§ Task prompt
Do not include the pictures; repeat the rest of the data exactly.

[Start Data excerpt]

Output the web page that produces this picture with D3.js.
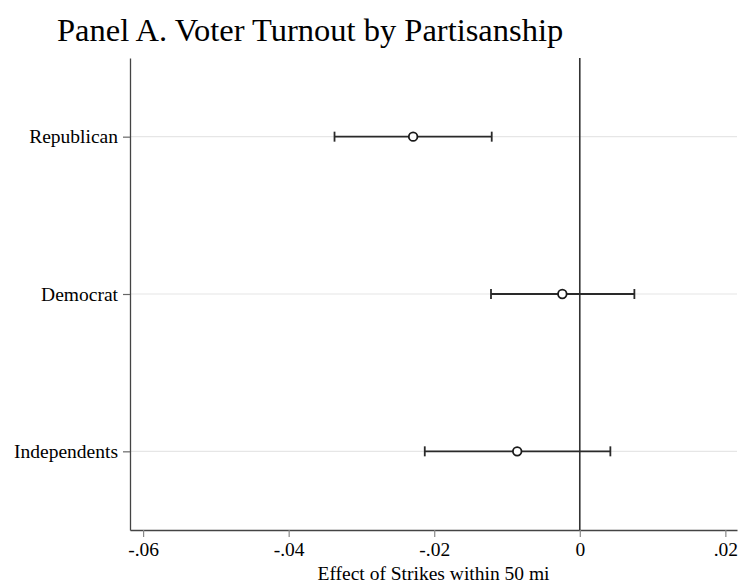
<!DOCTYPE html>
<html>
<head>
<meta charset="utf-8">
<script src="https://cdn.jsdelivr.net/npm/d3@7"></script>
<style>
  body { margin: 0; background: #fff; }
  text { font-family: "Liberation Serif", "Times New Roman", serif; fill: #000; }
</style>
</head>
<body>
<script>
const width = 740;
const height = 587;

// point estimates and 95% CIs
const categories = ['Republican', 'Democrat', 'Independents'];
const estimates = [-0.0229, -0.0024, -0.0086];
const lower = [-0.0337, -0.0122, -0.0213];
const upper = [-0.0121, 0.0075, 0.0042];
const xTicks = [-0.06, -0.04, -0.02, 0, 0.02];
const xTickLabels = ['-.06', '-.04', '-.02', '0', '.02'];

const plotLeft = 130, plotRight = 737, plotTop = 58, plotBottom = 530;

const svg = d3.select('body')
    .append('svg')
    .attr('width', width)
    .attr('height', height);

const x = d3.scaleLinear()
    .domain([-0.0618, 0.0216])
    .range([plotLeft, plotRight]);

const y = d3.scalePoint()
    .domain(categories)
    .range([plotTop, plotBottom])
    .padding(0.5);

// gridlines
svg.selectAll('.grid')
    .data(categories)
    .enter()
    .append('line')
    .attr('x1', plotLeft)
    .attr('x2', plotRight)
    .attr('y1', (d) => y(d))
    .attr('y2', (d) => y(d))
    .attr('stroke', '#e6e6e6')
    .attr('stroke-width', 1.2);

// x axis
const xAxis = svg.append('g')
    .attr('transform', `translate(0,${plotBottom})`)
    .call(d3.axisBottom(x)
        .tickValues(xTicks)
        .tickFormat((d, i) => xTickLabels[i])
        .tickSizeInner(7).tickSizeOuter(0).tickPadding(5));
xAxis.select('.domain').attr('stroke', '#444').attr('stroke-width', 1.3);
xAxis.selectAll('.tick line').attr('stroke', '#888').attr('stroke-width', 1.2);
xAxis.selectAll('.tick text')
    .style('font-family', '"Liberation Serif", serif')
    .style('font-size', '19.5px')
    .attr('fill', '#000');

// y axis
const yAxis = svg.append('g')
    .attr('transform', `translate(${plotLeft},0)`)
    .call(d3.axisLeft(y).tickSizeInner(7).tickSizeOuter(0).tickPadding(5));
yAxis.select('.domain').attr('stroke', '#444').attr('stroke-width', 1.3);
yAxis.selectAll('.tick line').attr('stroke', '#666').attr('stroke-width', 1.2);
yAxis.selectAll('.tick text')
    .style('font-family', '"Liberation Serif", serif')
    .style('font-size', '19.5px')
    .attr('fill', '#000');

// reference line at zero
svg.append('line')
    .attr('x1', x(0))
    .attr('x2', x(0))
    .attr('y1', plotTop)
    .attr('y2', plotBottom)
    .attr('stroke', '#333')
    .attr('stroke-width', 1.6);

// error bars
const bars = svg.selectAll('.ci')
    .data(categories)
    .enter()
    .append('g');

bars.append('line')
    .attr('x1', (d, i) => x(lower[i]))
    .attr('x2', (d, i) => x(upper[i]))
    .attr('y1', (d) => y(d))
    .attr('y2', (d) => y(d))
    .attr('stroke', '#2a2a2a')
    .attr('stroke-width', 1.8);

[lower, upper].forEach((arr) => {
    bars.append('line')
        .attr('x1', (d, i) => x(arr[i]))
        .attr('x2', (d, i) => x(arr[i]))
        .attr('y1', (d) => y(d) - 5)
        .attr('y2', (d) => y(d) + 5)
        .attr('stroke', '#2a2a2a')
        .attr('stroke-width', 1.8);
});

bars.append('circle')
    .attr('cx', (d, i) => x(estimates[i]))
    .attr('cy', (d) => y(d))
    .attr('r', 4.3)
    .attr('fill', '#fff')
    .attr('stroke', '#1a1a1a')
    .attr('stroke-width', 1.8);

// titles
svg.append('text')
    .attr('x', 57)
    .attr('y', 41)
    .style('font-size', '32.5px')
    .text('Panel A. Voter Turnout by Partisanship');

svg.append('text')
    .attr('x', (plotLeft + plotRight) / 2)
    .attr('y', 580)
    .attr('text-anchor', 'middle')
    .style('font-size', '19.5px')
    .text('Effect of Strikes within 50 mi');
</script>
</body>
</html>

[End Data excerpt]

§ Complete output
Output the web page that produces this picture with D3.js.
<!DOCTYPE html>
<html>
<head>
<meta charset="utf-8">
<script src="https://cdn.jsdelivr.net/npm/d3@7"></script>
<style>
  body { margin: 0; background: #fff; }
  text { font-family: "Liberation Serif", "Times New Roman", serif; fill: #000; }
</style>
</head>
<body>
<script>
const width = 740;
const height = 587;

// point estimates and 95% CIs
const categories = ['Republican', 'Democrat', 'Independents'];
const estimates = [-0.0229, -0.0024, -0.0086];
const lower = [-0.0337, -0.0122, -0.0213];
const upper = [-0.0121, 0.0075, 0.0042];
const xTicks = [-0.06, -0.04, -0.02, 0, 0.02];
const xTickLabels = ['-.06', '-.04', '-.02', '0', '.02'];

const plotLeft = 130, plotRight = 737, plotTop = 58, plotBottom = 530;

const svg = d3.select('body')
    .append('svg')
    .attr('width', width)
    .attr('height', height);

const x = d3.scaleLinear()
    .domain([-0.0618, 0.0216])
    .range([plotLeft, plotRight]);

const y = d3.scalePoint()
    .domain(categories)
    .range([plotTop, plotBottom])
    .padding(0.5);

// gridlines
svg.selectAll('.grid')
    .data(categories)
    .enter()
    .append('line')
    .attr('x1', plotLeft)
    .attr('x2', plotRight)
    .attr('y1', (d) => y(d))
    .attr('y2', (d) => y(d))
    .attr('stroke', '#e6e6e6')
    .attr('stroke-width', 1.2);

// x axis
const xAxis = svg.append('g')
    .attr('transform', `translate(0,${plotBottom})`)
    .call(d3.axisBottom(x)
        .tickValues(xTicks)
        .tickFormat((d, i) => xTickLabels[i])
        .tickSizeInner(7).tickSizeOuter(0).tickPadding(5));
xAxis.select('.domain').attr('stroke', '#444').attr('stroke-width', 1.3);
xAxis.selectAll('.tick line').attr('stroke', '#888').attr('stroke-width', 1.2);
xAxis.selectAll('.tick text')
    .style('font-family', '"Liberation Serif", serif')
    .style('font-size', '19.5px')
    .attr('fill', '#000');

// y axis
const yAxis = svg.append('g')
    .attr('transform', `translate(${plotLeft},0)`)
    .call(d3.axisLeft(y).tickSizeInner(7).tickSizeOuter(0).tickPadding(5));
yAxis.select('.domain').attr('stroke', '#444').attr('stroke-width', 1.3);
yAxis.selectAll('.tick line').attr('stroke', '#666').attr('stroke-width', 1.2);
yAxis.selectAll('.tick text')
    .style('font-family', '"Liberation Serif", serif')
    .style('font-size', '19.5px')
    .attr('fill', '#000');

// reference line at zero
svg.append('line')
    .attr('x1', x(0))
    .attr('x2', x(0))
    .attr('y1', plotTop)
    .attr('y2', plotBottom)
    .attr('stroke', '#333')
    .attr('stroke-width', 1.6);

// error bars
const bars = svg.selectAll('.ci')
    .data(categories)
    .enter()
    .append('g');

bars.append('line')
    .attr('x1', (d, i) => x(lower[i]))
    .attr('x2', (d, i) => x(upper[i]))
    .attr('y1', (d) => y(d))
    .attr('y2', (d) => y(d))
    .attr('stroke', '#2a2a2a')
    .attr('stroke-width', 1.8);

[lower, upper].forEach((arr) => {
    bars.append('line')
        .attr('x1', (d, i) => x(arr[i]))
        .attr('x2', (d, i) => x(arr[i]))
        .attr('y1', (d) => y(d) - 5)
        .attr('y2', (d) => y(d) + 5)
        .attr('stroke', '#2a2a2a')
        .attr('stroke-width', 1.8);
});

bars.append('circle')
    .attr('cx', (d, i) => x(estimates[i]))
    .attr('cy', (d) => y(d))
    .attr('r', 4.3)
    .attr('fill', '#fff')
    .attr('stroke', '#1a1a1a')
    .attr('stroke-width', 1.8);

// titles
svg.append('text')
    .attr('x', 57)
    .attr('y', 41)
    .style('font-size', '32.5px')
    .text('Panel A. Voter Turnout by Partisanship');

svg.append('text')
    .attr('x', (plotLeft + plotRight) / 2)
    .attr('y', 580)
    .attr('text-anchor', 'middle')
    .style('font-size', '19.5px')
    .text('Effect of Strikes within 50 mi');
</script>
</body>
</html>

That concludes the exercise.